Even if you don’t consider yourself a writer, these 10 tips will help you inject life into your writing—and, as a result, your business.
1. Tell Stories
Storytelling is essential to the art of doing business. Telling the story of your brand, product or service in a blog post or on social media is a way to connect with prospects and customers and give them a deeper understanding of your company. Your stories can take the form of everything from tweets and posts to e-books, but whatever the form you choose, you’ll want to think in terms of the traditional elements of narrative—plot, setting and character—and use these elements to craft meaningful stories that people will remember.
Good writing begins with being alert to the world. Watch, listen and take note. Observe yourself, your employees and your customers, then translate those observations into stories.
3. Keep a Journal
It’s not always easy to find some time to write every day, but doing so can make you a stronger writer. Having a journal can help you make writing a daily activity. Jot down your ideas, thoughts and questions, then return to them later to see how you might develop them into something more.

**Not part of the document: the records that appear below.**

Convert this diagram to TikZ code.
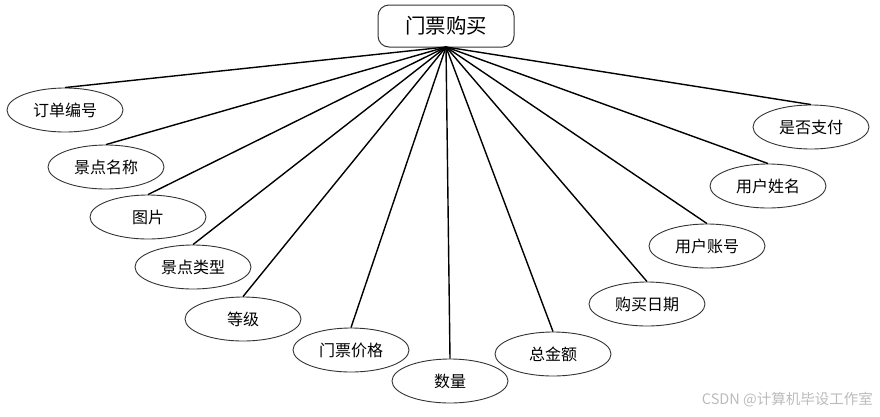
\documentclass[tikz,border=0pt]{standalone}
\usepackage{fontspec}
\newfontfamily\cjk{Noto Sans CJK SC}
\usetikzlibrary{shapes.geometric}
\definecolor{edgec}{HTML}{333333}
\definecolor{wm}{HTML}{BBBBBB}
\begin{document}
\begin{tikzpicture}[x=1pt,y=-1pt,
  attr/.style={ellipse,draw=edgec,line width=0.9pt,minimum width=116pt,minimum height=44pt,inner sep=0pt,font=\cjk\fontsize{16}{18}\selectfont},
  entity/.style={rectangle,rounded corners=11pt,draw=edgec,line width=1pt,minimum width=136pt,minimum height=42pt,inner sep=0pt,font=\cjk\fontsize{20.5}{23}\selectfont},
  link/.style={line width=1.4pt,black}]
\useasboundingbox (0,0) rectangle (880,416);
\node[entity] (e) at (446,26) {门票购买};
\coordinate (hub) at (446,47);
\node[attr] (a1) at (65,110) {订单编号};
\node[attr] (a2) at (106,167) {景点名称};
\node[attr] (a3) at (148,217) {图片};
\node[attr] (a4) at (193,267) {景点类型};
\node[attr] (a5) at (243,319) {等级};
\node[attr] (a6) at (351,350) {门票价格};
\node[attr] (a7) at (450,381) {数量};
\node[attr] (a8) at (553,354) {总金额};
\node[attr] (a9) at (647,304) {购买日期};
\node[attr] (a10) at (707,246) {用户账号};
\node[attr] (a11) at (768,186) {用户姓名};
\node[attr] (a12) at (811,127) {是否支付};
\foreach \i in {1,...,12}{\draw[link] (hub) -- (a\i.north);}
\node[anchor=east,text=wm,font=\cjk\fontsize{14.5}{16}\selectfont,inner sep=0pt] (wmk) at (873,400) {CSDN @计算机毕设工作室};
\end{tikzpicture}
\end{document}
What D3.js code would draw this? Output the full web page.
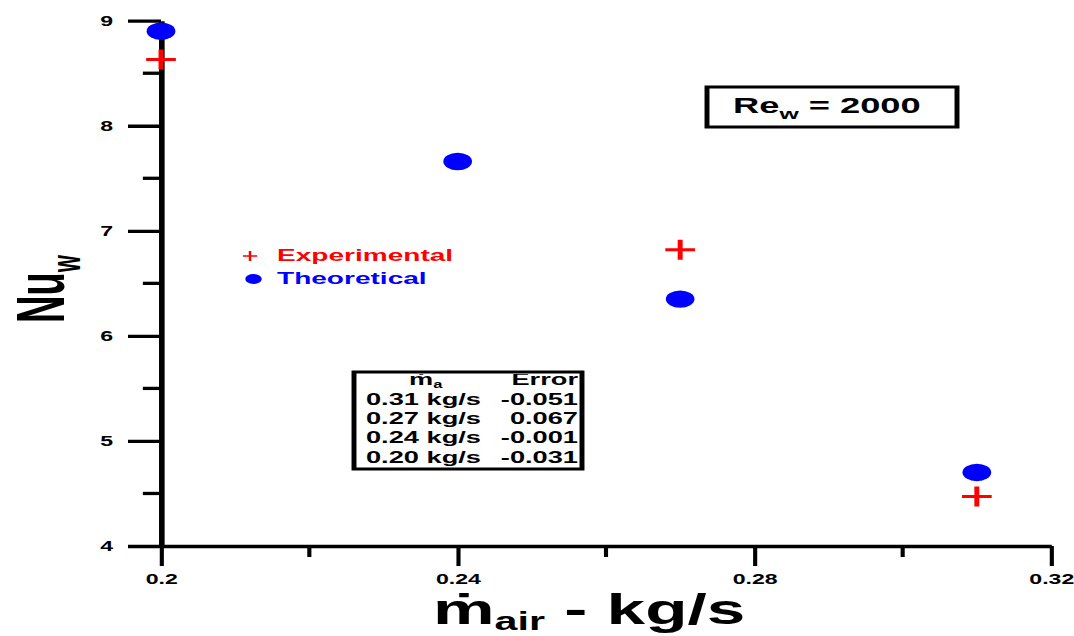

Freewriting—or brainstorming on the page—helps your mind make connections that it might not otherwise create. You’ll be surprised at the ideas you can come up with by freewriting. Start with a question or an image, and see where your writing takes you.
5. Share Your Writing
Don’t be afraid to get feedback on your writing. Having others read and comment on your work can make it stronger, and it will give you ideas for ways to change, develop or use it.
6. Use Active Verbs
Avoid passive voice whenever possible. Instead of writing “Our wine was determined to be the best in the region,” for instance, write “Customers voted our wine the most delicious merlot in the region." Strong verbs show action, and action sells.
7. Write Catchy Openings
Novelists and journalists do it, and so should you. Quickly draw your readers in with a surprising image, an intriguing statement or a vivid scene—anything that will get them wanting to read more to find out what happens next.
8. Use Simple Language
Some people think that the bigger the words, the better the writing. This, however, is not always the case. The best writing is often simple and spare, getting right to the point without a lot of flowery language. Use strong, descriptive and poetic language, but don’t use big, "$10 words" just to sound impressive.
9. Consider Your Audience
Rhetoricians since Aristotle have understood the importance of knowing their audience. Think about who your audience is, what they expect and what they want, then tailor your writing for that audience. Avoid jargon, for instance, if your audience isn’t likely to understand it. Consider all writing as a kind of sales—you want people to buy your stories and ideas. And as in sales, it’s vital to determine your audience’s needs and wants.
10. Show, Don’t Tell
This is classic advice for creative writers, and it works for business owners, too. When you want to sell a product or service, show it in action. Describe its uses. Highlight its effects. Focus on results. The more you show, the less you’ll feel the need to tell.
Writing doesn’t have to be mysterious. The fact is, even if you’re not a writer, you’re writing all the time. Using these tips to strengthen, polish and enhance your writing can only help improve your message, your marketing and your business.